The technique not only helps place the suspect at the scene of the crime, but can also suggest what he or she was doing there. "One may have some plausible explanation for fingerprints," explains Timothy Berry, a prosecutor in Orlando. "But blood, semen, uprooted hair, skin under the fingernails of the victim are something else." The information can be so damning that it precipitates a confession. In Tacoma last December, a bus driver pleaded guilty to rape, although the victim, a 57-year-old woman with Alzheimer's disease, does not remember the crime. DNA analysis established that semen on the woman's undergarments belonged to the accused. On the other hand, genetic fingerprinting can be equally powerful in establishing a suspect's innocence.
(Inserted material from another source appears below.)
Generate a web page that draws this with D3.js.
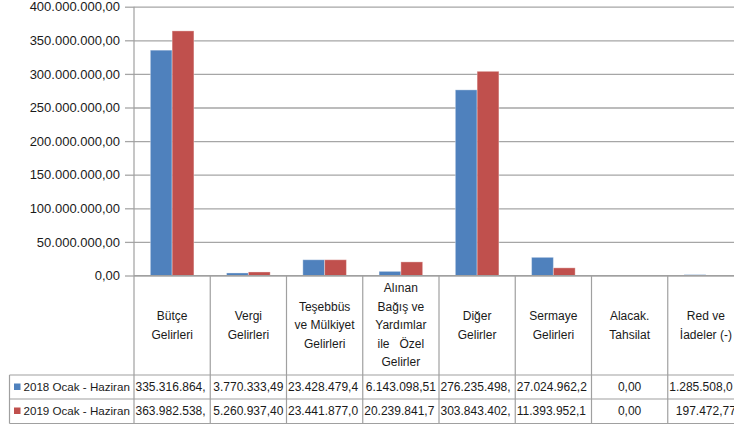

Still, DNA printing is not yet automatically acceptable in court as evidence. Judges now rule on its admissibility on a case-by-case basis. But the methodology, which has long been used in biological research, is expected to survive legal challenges, and the FBI is moving rapidly to adopt the technique.
Ultimately, forensic experts foresee the creation of computerized banks of DNA prints. Washington State's King County is wasting no time. Beginning in January, the county plans to take DNA samples from all convicted sex offenders. The aim: a DNA library that will pinpoint the owners of genetic fingerprints left at the scenes of future crimes.